» **PROVIDED DATA**
::::::::

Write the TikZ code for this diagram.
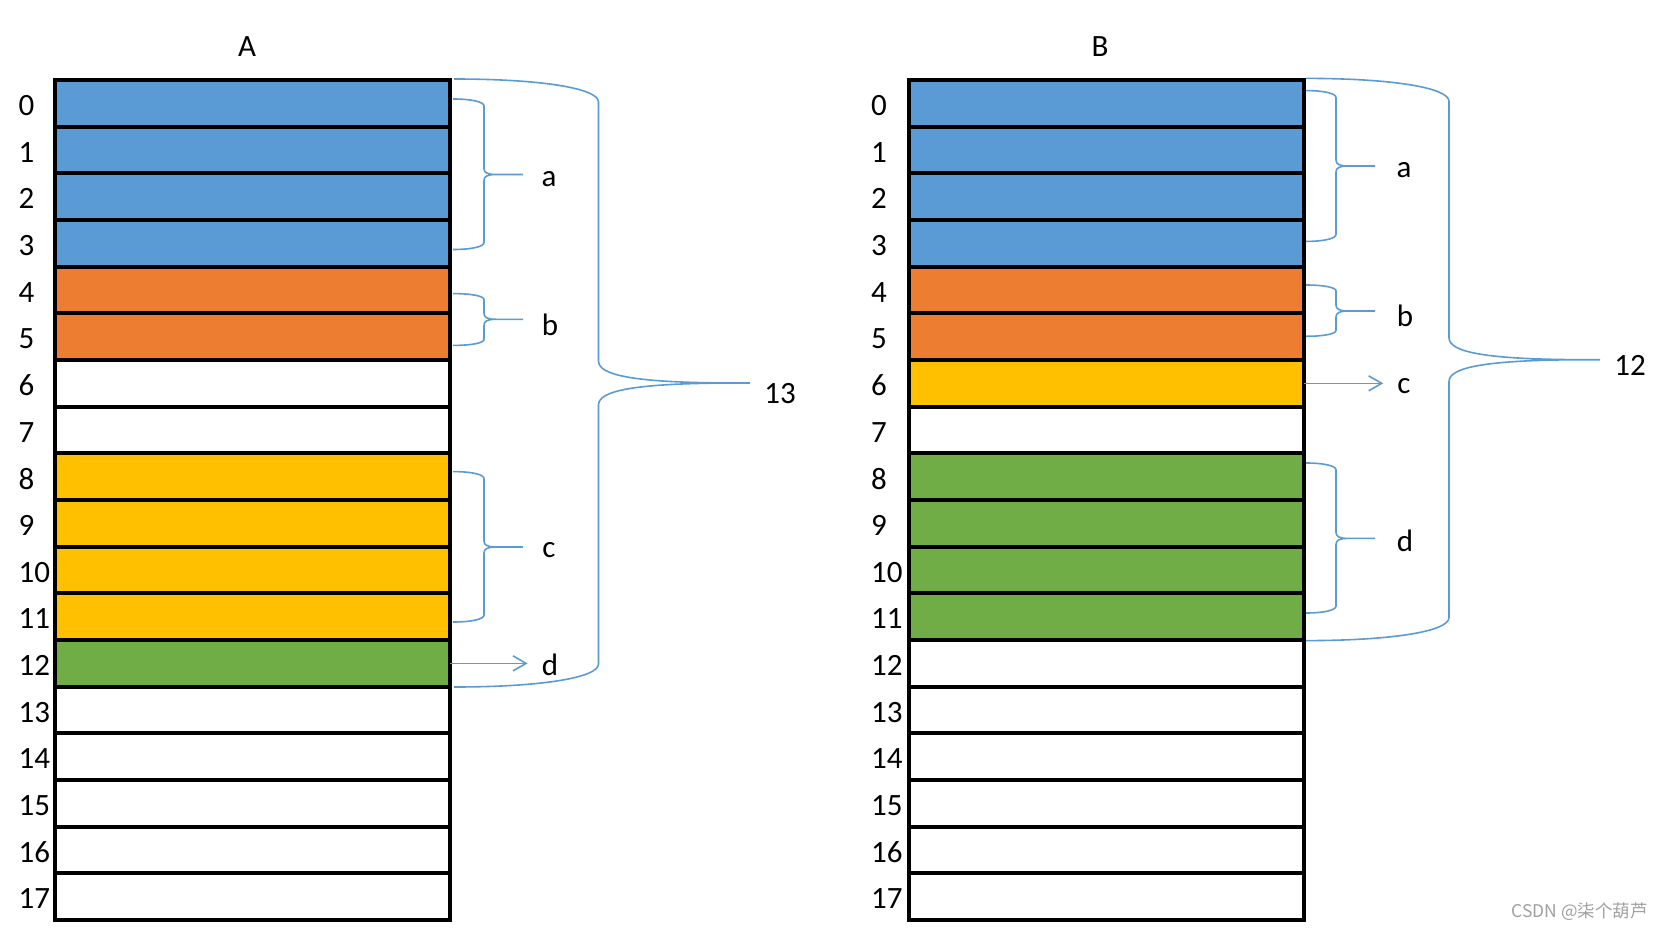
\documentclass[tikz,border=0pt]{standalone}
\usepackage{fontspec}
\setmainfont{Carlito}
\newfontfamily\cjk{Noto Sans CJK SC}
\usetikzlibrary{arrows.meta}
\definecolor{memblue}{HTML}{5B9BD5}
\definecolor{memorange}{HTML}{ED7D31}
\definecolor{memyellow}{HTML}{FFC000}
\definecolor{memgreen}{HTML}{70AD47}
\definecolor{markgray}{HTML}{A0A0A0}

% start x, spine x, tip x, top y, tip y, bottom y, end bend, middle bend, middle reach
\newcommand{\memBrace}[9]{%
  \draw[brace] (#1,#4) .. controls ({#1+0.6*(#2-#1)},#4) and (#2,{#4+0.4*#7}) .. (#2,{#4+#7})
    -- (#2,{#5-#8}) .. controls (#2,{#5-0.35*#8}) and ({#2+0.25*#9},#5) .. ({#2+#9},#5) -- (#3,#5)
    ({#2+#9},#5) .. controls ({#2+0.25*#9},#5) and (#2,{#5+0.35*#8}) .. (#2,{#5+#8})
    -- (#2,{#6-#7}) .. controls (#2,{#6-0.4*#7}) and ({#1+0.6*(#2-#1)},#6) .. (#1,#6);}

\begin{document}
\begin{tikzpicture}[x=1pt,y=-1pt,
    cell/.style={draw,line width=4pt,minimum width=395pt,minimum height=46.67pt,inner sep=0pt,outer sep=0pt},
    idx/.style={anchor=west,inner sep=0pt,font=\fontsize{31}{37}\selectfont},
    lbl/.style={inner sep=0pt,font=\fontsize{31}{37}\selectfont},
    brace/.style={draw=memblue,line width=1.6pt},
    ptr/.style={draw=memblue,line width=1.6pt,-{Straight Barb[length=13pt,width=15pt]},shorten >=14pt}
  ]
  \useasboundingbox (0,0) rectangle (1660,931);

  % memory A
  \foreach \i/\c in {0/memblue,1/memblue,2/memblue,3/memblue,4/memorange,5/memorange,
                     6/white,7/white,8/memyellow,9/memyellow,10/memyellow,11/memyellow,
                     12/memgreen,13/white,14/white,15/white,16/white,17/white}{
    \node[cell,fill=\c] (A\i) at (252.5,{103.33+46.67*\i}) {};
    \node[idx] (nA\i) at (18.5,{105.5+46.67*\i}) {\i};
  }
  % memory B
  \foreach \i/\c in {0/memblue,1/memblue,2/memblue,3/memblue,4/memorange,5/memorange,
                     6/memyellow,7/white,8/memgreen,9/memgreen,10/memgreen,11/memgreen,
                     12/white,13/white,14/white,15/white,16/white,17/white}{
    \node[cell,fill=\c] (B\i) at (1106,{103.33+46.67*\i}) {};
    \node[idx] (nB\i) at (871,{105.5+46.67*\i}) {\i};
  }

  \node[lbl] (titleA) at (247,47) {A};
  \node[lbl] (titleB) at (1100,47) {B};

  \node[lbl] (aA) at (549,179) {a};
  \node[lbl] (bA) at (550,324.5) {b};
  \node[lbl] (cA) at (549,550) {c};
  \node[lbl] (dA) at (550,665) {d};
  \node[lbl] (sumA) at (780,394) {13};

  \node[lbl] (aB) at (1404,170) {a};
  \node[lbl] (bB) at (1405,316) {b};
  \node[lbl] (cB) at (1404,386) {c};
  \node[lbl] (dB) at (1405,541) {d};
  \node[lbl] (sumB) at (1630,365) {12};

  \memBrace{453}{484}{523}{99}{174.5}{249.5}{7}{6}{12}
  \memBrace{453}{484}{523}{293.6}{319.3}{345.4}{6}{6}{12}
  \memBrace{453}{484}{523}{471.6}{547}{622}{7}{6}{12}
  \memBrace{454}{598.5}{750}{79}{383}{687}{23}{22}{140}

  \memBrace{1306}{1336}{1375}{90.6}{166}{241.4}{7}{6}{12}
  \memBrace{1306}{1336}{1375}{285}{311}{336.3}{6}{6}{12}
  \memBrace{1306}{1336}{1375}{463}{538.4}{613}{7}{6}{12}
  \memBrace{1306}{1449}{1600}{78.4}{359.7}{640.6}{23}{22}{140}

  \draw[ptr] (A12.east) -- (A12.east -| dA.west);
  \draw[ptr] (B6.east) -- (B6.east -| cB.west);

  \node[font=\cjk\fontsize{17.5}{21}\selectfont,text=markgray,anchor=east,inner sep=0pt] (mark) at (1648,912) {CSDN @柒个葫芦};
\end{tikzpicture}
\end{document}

::::::::

» **AIM**
Skip every picture and return the lines above from the top through the one that contains "(titleB) at (1100,47)".

» **EXERCISE RESULT**
Write the TikZ code for this diagram.
\documentclass[tikz,border=0pt]{standalone}
\usepackage{fontspec}
\setmainfont{Carlito}
\newfontfamily\cjk{Noto Sans CJK SC}
\usetikzlibrary{arrows.meta}
\definecolor{memblue}{HTML}{5B9BD5}
\definecolor{memorange}{HTML}{ED7D31}
\definecolor{memyellow}{HTML}{FFC000}
\definecolor{memgreen}{HTML}{70AD47}
\definecolor{markgray}{HTML}{A0A0A0}

% start x, spine x, tip x, top y, tip y, bottom y, end bend, middle bend, middle reach
\newcommand{\memBrace}[9]{%
  \draw[brace] (#1,#4) .. controls ({#1+0.6*(#2-#1)},#4) and (#2,{#4+0.4*#7}) .. (#2,{#4+#7})
    -- (#2,{#5-#8}) .. controls (#2,{#5-0.35*#8}) and ({#2+0.25*#9},#5) .. ({#2+#9},#5) -- (#3,#5)
    ({#2+#9},#5) .. controls ({#2+0.25*#9},#5) and (#2,{#5+0.35*#8}) .. (#2,{#5+#8})
    -- (#2,{#6-#7}) .. controls (#2,{#6-0.4*#7}) and ({#1+0.6*(#2-#1)},#6) .. (#1,#6);}

\begin{document}
\begin{tikzpicture}[x=1pt,y=-1pt,
    cell/.style={draw,line width=4pt,minimum width=395pt,minimum height=46.67pt,inner sep=0pt,outer sep=0pt},
    idx/.style={anchor=west,inner sep=0pt,font=\fontsize{31}{37}\selectfont},
    lbl/.style={inner sep=0pt,font=\fontsize{31}{37}\selectfont},
    brace/.style={draw=memblue,line width=1.6pt},
    ptr/.style={draw=memblue,line width=1.6pt,-{Straight Barb[length=13pt,width=15pt]},shorten >=14pt}
  ]
  \useasboundingbox (0,0) rectangle (1660,931);

  % memory A
  \foreach \i/\c in {0/memblue,1/memblue,2/memblue,3/memblue,4/memorange,5/memorange,
                     6/white,7/white,8/memyellow,9/memyellow,10/memyellow,11/memyellow,
                     12/memgreen,13/white,14/white,15/white,16/white,17/white}{
    \node[cell,fill=\c] (A\i) at (252.5,{103.33+46.67*\i}) {};
    \node[idx] (nA\i) at (18.5,{105.5+46.67*\i}) {\i};
  }
  % memory B
  \foreach \i/\c in {0/memblue,1/memblue,2/memblue,3/memblue,4/memorange,5/memorange,
                     6/memyellow,7/white,8/memgreen,9/memgreen,10/memgreen,11/memgreen,
                     12/white,13/white,14/white,15/white,16/white,17/white}{
    \node[cell,fill=\c] (B\i) at (1106,{103.33+46.67*\i}) {};
    \node[idx] (nB\i) at (871,{105.5+46.67*\i}) {\i};
  }

  \node[lbl] (titleA) at (247,47) {A};
  \node[lbl] (titleB) at (1100,47) {B};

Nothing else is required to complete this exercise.